To further highlight this special event the lodge gave a number of generous donations to charities. They gave £1,000 to the West Lancashire Freemasons’ Charity and a total of £900 to non-Masonic charities. These included £300 to the Lancashire and South Cumbria Kidney Patient Association, £300 to the Lymphoma Association and £300 to the neo natal care unit at Royal Preston Hospital.
The Bi-centenary History Booklet of the lodge reveals the significant part played by the lodge and its members in the development of Freemasonry in Preston. In particular, 113 has created five daughter lodges in Preston, and one in Garstang, and from these lodges, numerous granddaughter and great granddaughter lodges have been founded in the Province.
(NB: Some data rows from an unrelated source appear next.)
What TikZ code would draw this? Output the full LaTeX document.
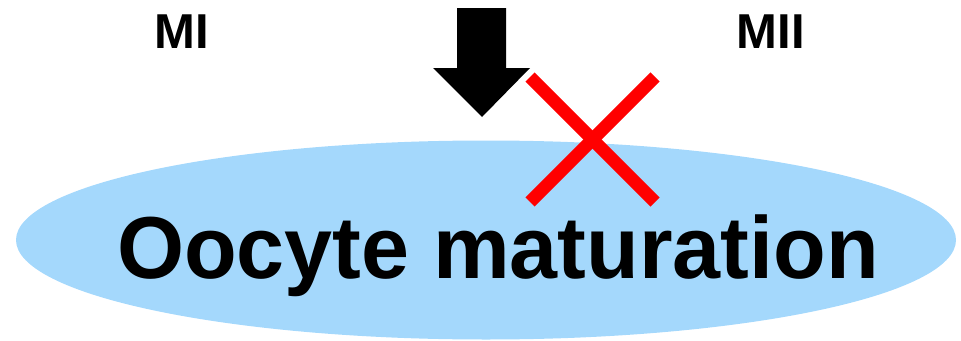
\documentclass[tikz,border=0pt]{standalone}
\usepackage{fontspec}
\setmainfont{Liberation Sans}
\usetikzlibrary{shapes.geometric}
\definecolor{cellblue}{RGB}{164,216,252}
\definecolor{xred}{RGB}{255,0,0}
\begin{document}
\begin{tikzpicture}[x=1pt,y=-1pt,
  lbl/.style={inner sep=0pt,font=\bfseries\fontsize{49}{49}\selectfont},
  cross/.style={draw=xred,line width=13pt,line cap=butt}]
\useasboundingbox (0,0) rectangle (961,340);
\node[ellipse,fill=cellblue,minimum width=940pt,minimum height=199pt,inner sep=0pt] (cell) at (486,240) {};
\node[inner sep=0pt,anchor=base] (title) at (498,278)
  {\scalebox{0.98}[1]{\bfseries\fontsize{88}{88}\selectfont Oocyte maturation}};
\node[lbl,anchor=base] (mi) at (182,48) {MI};
\node[lbl,anchor=base] (mii) at (771,48) {MII};
\fill[black] (457,8) -- (506,8) -- (506,68) -- (530,68) -- (482,117) -- (433,68) -- (457,68) -- cycle;
\coordinate (xa) at (530,77);
\coordinate (xb) at (655,202);
\coordinate (xc) at (655,77);
\coordinate (xd) at (530,202);
\draw[cross] (xa) -- (xb);
\draw[cross] (xc) -- (xd);
\end{tikzpicture}
\end{document}
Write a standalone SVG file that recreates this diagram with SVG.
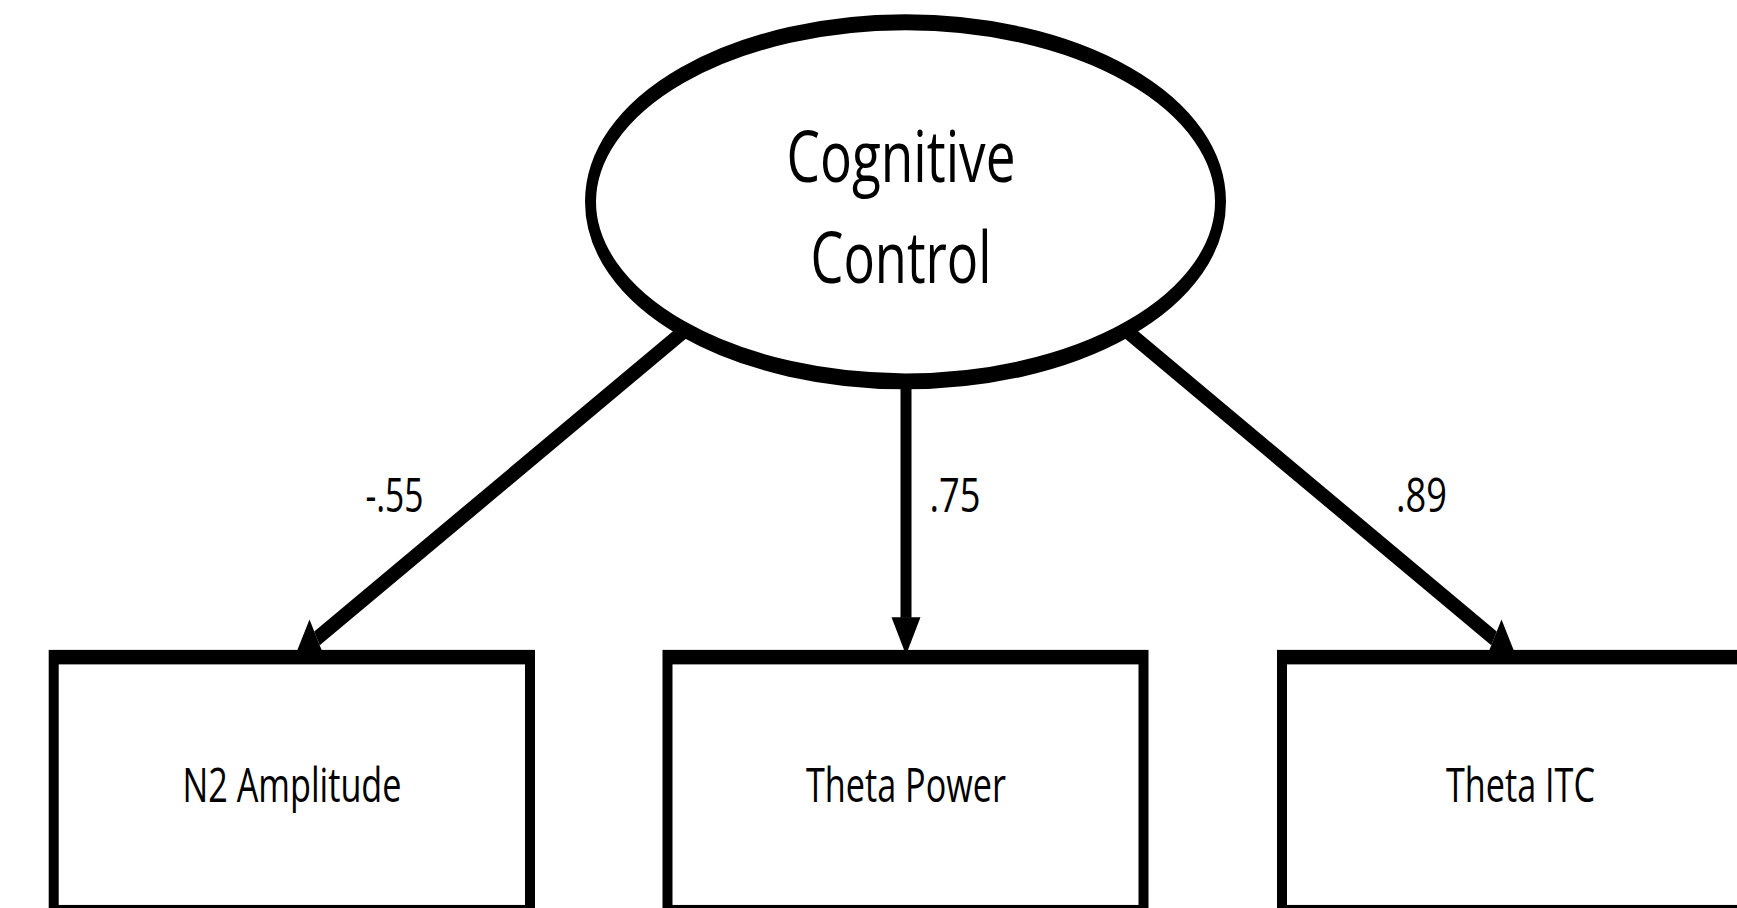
<svg xmlns="http://www.w3.org/2000/svg" width="1737" height="908" viewBox="0 0 1737 908">
<style>
.latent{fill:#fff;stroke:#000;stroke-width:11}
.box{fill:#fff;stroke:#000;stroke-width:10}
.edge{stroke:#000;stroke-width:11;fill:none}
.head{fill:#000}
.t{font-family:"Open Sans","Liberation Sans",sans-serif;fill:#000;text-anchor:middle}
.sm{font-size:33.3px}
.big{font-size:49.7px}
</style>
<rect width="1737" height="908" fill="#fff"/>
<g transform="scale(1,1.45)">
  <g id="connectors">
    <line class="edge" x1="715.4" y1="210.3" x2="317" y2="440.3"/>
    <polygon class="head" points="294.5,453.3 324.5,453.3 309.5,427.3"/>
    <line class="edge" x1="906" y1="139" x2="906" y2="426"/>
    <polygon class="head" points="906,451.7 891.5,425.7 920.5,425.7"/>
    <line class="edge" x1="1095.6" y1="210.3" x2="1494" y2="440.3"/>
    <polygon class="head" points="1516.5,453.3 1486.5,453.3 1501.5,427.3"/>
    <text class="t sm" x="394.5" y="352.8" textLength="58" lengthAdjust="spacingAndGlyphs">-.55</text>
    <text class="t sm" x="955" y="352.8" textLength="51" lengthAdjust="spacingAndGlyphs">.75</text>
    <text class="t sm" x="1421.5" y="352.8" textLength="51" lengthAdjust="spacingAndGlyphs">.89</text>
  </g>
  <g id="cognitive-control">
    <ellipse class="latent" cx="905.5" cy="139.2" rx="315" ry="123.8"/>
    <text class="t big" x="901" y="125.7" textLength="229" lengthAdjust="spacingAndGlyphs">Cognitive</text>
    <text class="t big" x="901" y="195.2" textLength="181" lengthAdjust="spacingAndGlyphs">Control</text>
  </g>
  <g id="n2-amplitude">
    <rect class="box" x="53.7" y="453.2" width="476.3" height="175.9"/>
    <text class="t sm" x="292" y="553.1" textLength="219" lengthAdjust="spacingAndGlyphs">N2 Amplitude</text>
  </g>
  <g id="theta-power">
    <rect class="box" x="667.5" y="453.2" width="476" height="175.9"/>
    <text class="t sm" x="906" y="553.1" textLength="200" lengthAdjust="spacingAndGlyphs">Theta Power</text>
  </g>
  <g id="theta-itc">
    <rect class="box" x="1282" y="453.2" width="476" height="175.9"/>
    <text class="t sm" x="1520.5" y="553.1" textLength="149" lengthAdjust="spacingAndGlyphs">Theta ITC</text>
  </g>
</g>
</svg>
This bicentenary celebration has highlighted that Freemasonry has a breadth that appeals to those who are seeking friendship and moral guidance; an opportunity to be of service within the community; a quiet haven for a few hours from the troubles of the world; or just the pure, simple enjoyment of being in the company of like-minded people. These enduring qualities of Freemasonry help to ensure that it continues to give to future generations the pleasure and experience that our predecessors and along with this generation have found in it.